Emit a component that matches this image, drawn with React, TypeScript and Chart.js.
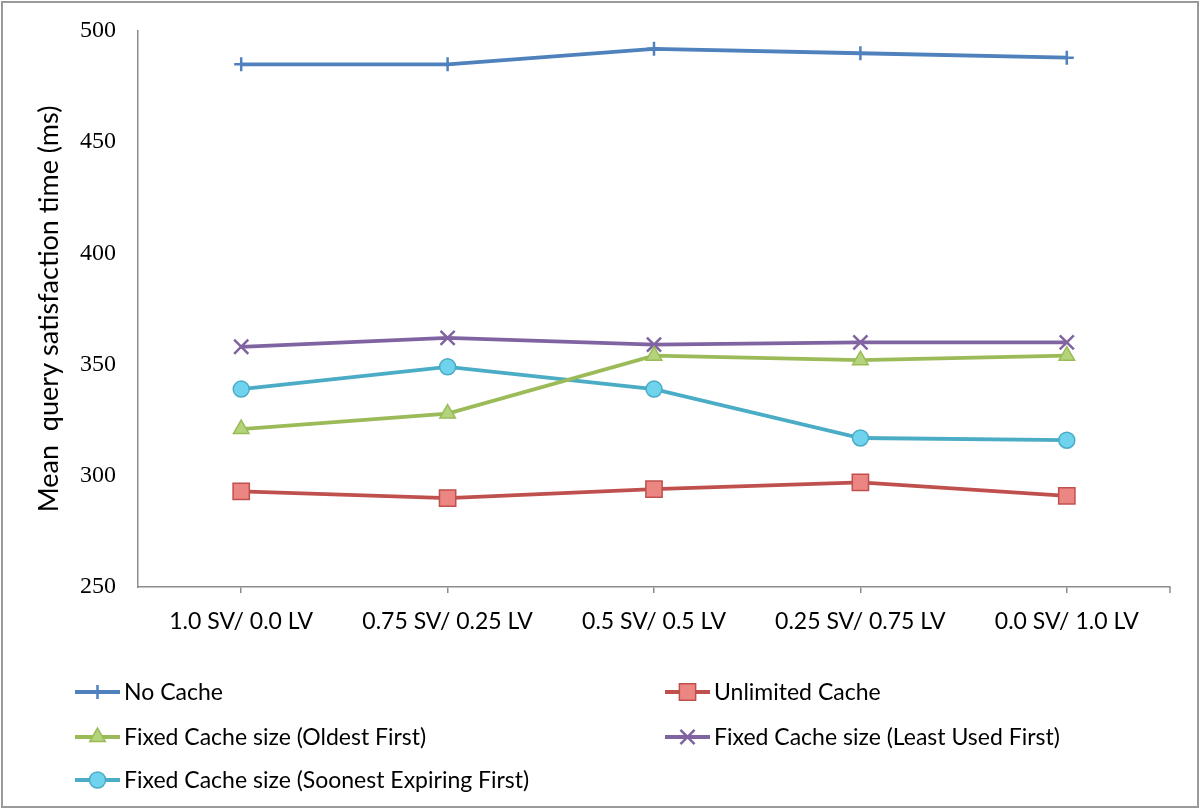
import React, { useEffect, useRef } from 'react';
import { Chart, registerables } from 'chart.js';
import { drawPoint } from 'chart.js/helpers';

Chart.register(...registerables);

const categories = ['1.0 SV/ 0.0 LV', '0.75 SV/ 0.25 LV', '0.5 SV/ 0.5 LV', '0.25 SV/ 0.75 LV', '0.0 SV/ 1.0 LV'];
const noCache = [485, 485, 492, 490, 488];
const unlimitedCache = [293, 290, 294, 297, 291];
const oldestFirst = [321, 328, 354, 352, 354];
const leastUsedFirst = [358, 362, 359, 360, 360];
const soonestExpiringFirst = [339, 349, 339, 317, 316];
const seriesLabels = [
  'No Cache',
  'Unlimited Cache',
  'Fixed Cache size (Oldest First)',
  'Fixed Cache size (Least Used First)',
  'Fixed Cache size (Soonest Expiring First)',
];
const yTitle = 'Mean  query satisfaction time (ms)';
const yMin = 250;
const yMax = 500;
const yStep = 50;

const SANS = 'Lato, "Open Sans", sans-serif';
const SERIF = '"Liberation Serif", "DejaVu Serif", serif';

const legendSlots = [
  { x: 75, y: 692 },
  { x: 665, y: 692 },
  { x: 75, y: 737 },
  { x: 665, y: 737 },
  { x: 75, y: 780 },
];

const framePlugin = {
  id: 'framePlugin',
  afterDraw(chart: any) {
    const ctx = chart.ctx;
    ctx.save();
    // outer frame
    ctx.strokeStyle = '#9a9a9a';
    ctx.lineWidth = 2;
    ctx.strokeRect(2, 2, chart.width - 4, chart.height - 4);
    // end tick on x axis
    const xs = chart.scales.x;
    ctx.strokeStyle = '#8c8c8c';
    ctx.lineWidth = 1.5;
    ctx.beginPath();
    ctx.moveTo(xs.right, xs.top);
    ctx.lineTo(xs.right, xs.top + 6);
    ctx.stroke();
    // legend
    ctx.font = '23px ' + SANS;
    ctx.textBaseline = 'middle';
    ctx.textAlign = 'left';
    chart.data.datasets.forEach((ds: any, i: number) => {
      const slot = legendSlots[i];
      if (!slot) return;
      ctx.strokeStyle = ds.borderColor;
      ctx.lineWidth = 4;
      ctx.beginPath();
      ctx.moveTo(slot.x, slot.y);
      ctx.lineTo(slot.x + 45, slot.y);
      ctx.stroke();
      ctx.fillStyle = ds.pointBackgroundColor;
      ctx.strokeStyle = ds.pointBorderColor;
      ctx.lineWidth = ds.pointBorderWidth;
      drawPoint(ctx, { pointStyle: ds.pointStyle, radius: ds.pointRadius, rotation: 0, borderWidth: ds.pointBorderWidth }, slot.x + 22.5, slot.y);
      ctx.fillStyle = '#000000';
      ctx.fillText(ds.label, slot.x + 49, slot.y + 1);
    });
    ctx.restore();
  },
};

export default function App() {
  const ref = useRef<HTMLCanvasElement>(null);
  useEffect(() => {
    document.body.style.margin = '0';
    const ctx = ref.current!.getContext('2d')!;
    const mk = (label: string, data: number[], color: string, fill: string, style: string, radius: number, bw: number) => ({
      label,
      data,
      borderColor: color,
      backgroundColor: color,
      borderWidth: 3.8,
      pointStyle: style,
      pointRadius: radius,
      pointHoverRadius: radius,
      pointBackgroundColor: fill,
      pointBorderColor: color,
      pointBorderWidth: bw,
      tension: 0,
    });
    const chart = new Chart(ctx, {
      type: 'line',
      data: {
        labels: categories,
        datasets: [
          mk(seriesLabels[0], noCache, '#4F81BD', '#4F81BD', 'cross', 7, 2.5),
          mk(seriesLabels[1], unlimitedCache, '#C0504D', '#EC8682', 'rect', 11.5, 1.5),
          mk(seriesLabels[2], oldestFirst, '#9BBB59', '#B3D47A', 'triangle', 9, 1.5),
          mk(seriesLabels[3], leastUsedFirst, '#8064A2', '#8064A2', 'crossRot', 10, 2.5),
          mk(seriesLabels[4], soonestExpiringFirst, '#4BACC6', '#6FD3EE', 'circle', 8, 1.5),
        ],
      },
      options: {
        responsive: false,
        animation: false,
        layout: { padding: { top: 31, right: 30, bottom: 162, left: 0 } },
        plugins: { legend: { display: false }, tooltip: { enabled: false } },
        scales: {
          x: {
            type: 'category',
            offset: true,
            afterFit: (s: any) => { s.height = 60; s.paddingLeft = 0; s.paddingRight = 0; },
            grid: { display: true, drawOnChartArea: false, drawTicks: true, tickLength: 6, color: '#8c8c8c', lineWidth: 1.5, offset: false },
            border: { display: true, color: '#8c8c8c', width: 1.5 },
            ticks: { color: '#000000', font: { family: SANS, size: 23 }, padding: 15, maxRotation: 0, autoSkip: false },
          },
          y: {
            min: yMin,
            max: yMax,
            afterFit: (s: any) => { s.width = 138; s.paddingTop = 0; s.paddingBottom = 0; },
            grid: { display: false, drawTicks: false },
            border: { display: true, color: '#8c8c8c', width: 1.5 },
            ticks: { stepSize: yStep, color: '#000000', font: { family: SERIF, size: 24 }, padding: 22 },
            title: { display: true, text: yTitle, color: '#000000', font: { family: SANS, size: 27 }, padding: { top: 33, bottom: 0 } },
          },
        },
      },
      plugins: [framePlugin],
    });
    return () => chart.destroy();
  }, []);
  return <canvas ref={ref} width={1200} height={809} style={{ display: 'block' }} />;
}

======

— WHAT TO WORK ON —
Set the pictures aside and transcribe the data above exactly.

— ANSWER BELOW —
Emit a component that matches this image, drawn with React, TypeScript and Chart.js.
import React, { useEffect, useRef } from 'react';
import { Chart, registerables } from 'chart.js';
import { drawPoint } from 'chart.js/helpers';

Chart.register(...registerables);

const categories = ['1.0 SV/ 0.0 LV', '0.75 SV/ 0.25 LV', '0.5 SV/ 0.5 LV', '0.25 SV/ 0.75 LV', '0.0 SV/ 1.0 LV'];
const noCache = [485, 485, 492, 490, 488];
const unlimitedCache = [293, 290, 294, 297, 291];
const oldestFirst = [321, 328, 354, 352, 354];
const leastUsedFirst = [358, 362, 359, 360, 360];
const soonestExpiringFirst = [339, 349, 339, 317, 316];
const seriesLabels = [
  'No Cache',
  'Unlimited Cache',
  'Fixed Cache size (Oldest First)',
  'Fixed Cache size (Least Used First)',
  'Fixed Cache size (Soonest Expiring First)',
];
const yTitle = 'Mean  query satisfaction time (ms)';
const yMin = 250;
const yMax = 500;
const yStep = 50;

const SANS = 'Lato, "Open Sans", sans-serif';
const SERIF = '"Liberation Serif", "DejaVu Serif", serif';

const legendSlots = [
  { x: 75, y: 692 },
  { x: 665, y: 692 },
  { x: 75, y: 737 },
  { x: 665, y: 737 },
  { x: 75, y: 780 },
];

const framePlugin = {
  id: 'framePlugin',
  afterDraw(chart: any) {
    const ctx = chart.ctx;
    ctx.save();
    // outer frame
    ctx.strokeStyle = '#9a9a9a';
    ctx.lineWidth = 2;
    ctx.strokeRect(2, 2, chart.width - 4, chart.height - 4);
    // end tick on x axis
    const xs = chart.scales.x;
    ctx.strokeStyle = '#8c8c8c';
    ctx.lineWidth = 1.5;
    ctx.beginPath();
    ctx.moveTo(xs.right, xs.top);
    ctx.lineTo(xs.right, xs.top + 6);
    ctx.stroke();
    // legend
    ctx.font = '23px ' + SANS;
    ctx.textBaseline = 'middle';
    ctx.textAlign = 'left';
    chart.data.datasets.forEach((ds: any, i: number) => {
      const slot = legendSlots[i];
      if (!slot) return;
      ctx.strokeStyle = ds.borderColor;
      ctx.lineWidth = 4;
      ctx.beginPath();
      ctx.moveTo(slot.x, slot.y);
      ctx.lineTo(slot.x + 45, slot.y);
      ctx.stroke();
      ctx.fillStyle = ds.pointBackgroundColor;
      ctx.strokeStyle = ds.pointBorderColor;
      ctx.lineWidth = ds.pointBorderWidth;
      drawPoint(ctx, { pointStyle: ds.pointStyle, radius: ds.pointRadius, rotation: 0, borderWidth: ds.pointBorderWidth }, slot.x + 22.5, slot.y);
      ctx.fillStyle = '#000000';
      ctx.fillText(ds.label, slot.x + 49, slot.y + 1);
    });
    ctx.restore();
  },
};

export default function App() {
  const ref = useRef<HTMLCanvasElement>(null);
  useEffect(() => {
    document.body.style.margin = '0';
    const ctx = ref.current!.getContext('2d')!;
    const mk = (label: string, data: number[], color: string, fill: string, style: string, radius: number, bw: number) => ({
      label,
      data,
      borderColor: color,
      backgroundColor: color,
      borderWidth: 3.8,
      pointStyle: style,
      pointRadius: radius,
      pointHoverRadius: radius,
      pointBackgroundColor: fill,
      pointBorderColor: color,
      pointBorderWidth: bw,
      tension: 0,
    });
    const chart = new Chart(ctx, {
      type: 'line',
      data: {
        labels: categories,
        datasets: [
          mk(seriesLabels[0], noCache, '#4F81BD', '#4F81BD', 'cross', 7, 2.5),
          mk(seriesLabels[1], unlimitedCache, '#C0504D', '#EC8682', 'rect', 11.5, 1.5),
          mk(seriesLabels[2], oldestFirst, '#9BBB59', '#B3D47A', 'triangle', 9, 1.5),
          mk(seriesLabels[3], leastUsedFirst, '#8064A2', '#8064A2', 'crossRot', 10, 2.5),
          mk(seriesLabels[4], soonestExpiringFirst, '#4BACC6', '#6FD3EE', 'circle', 8, 1.5),
        ],
      },
      options: {
        responsive: false,
        animation: false,
        layout: { padding: { top: 31, right: 30, bottom: 162, left: 0 } },
        plugins: { legend: { display: false }, tooltip: { enabled: false } },
        scales: {
          x: {
            type: 'category',
            offset: true,
            afterFit: (s: any) => { s.height = 60; s.paddingLeft = 0; s.paddingRight = 0; },
            grid: { display: true, drawOnChartArea: false, drawTicks: true, tickLength: 6, color: '#8c8c8c', lineWidth: 1.5, offset: false },
            border: { display: true, color: '#8c8c8c', width: 1.5 },
            ticks: { color: '#000000', font: { family: SANS, size: 23 }, padding: 15, maxRotation: 0, autoSkip: false },
          },
          y: {
            min: yMin,
            max: yMax,
            afterFit: (s: any) => { s.width = 138; s.paddingTop = 0; s.paddingBottom = 0; },
            grid: { display: false, drawTicks: false },
            border: { display: true, color: '#8c8c8c', width: 1.5 },
            ticks: { stepSize: yStep, color: '#000000', font: { family: SERIF, size: 24 }, padding: 22 },
            title: { display: true, text: yTitle, color: '#000000', font: { family: SANS, size: 27 }, padding: { top: 33, bottom: 0 } },
          },
        },
      },
      plugins: [framePlugin],
    });
    return () => chart.destroy();
  }, []);
  return <canvas ref={ref} width={1200} height={809} style={{ display: 'block' }} />;
}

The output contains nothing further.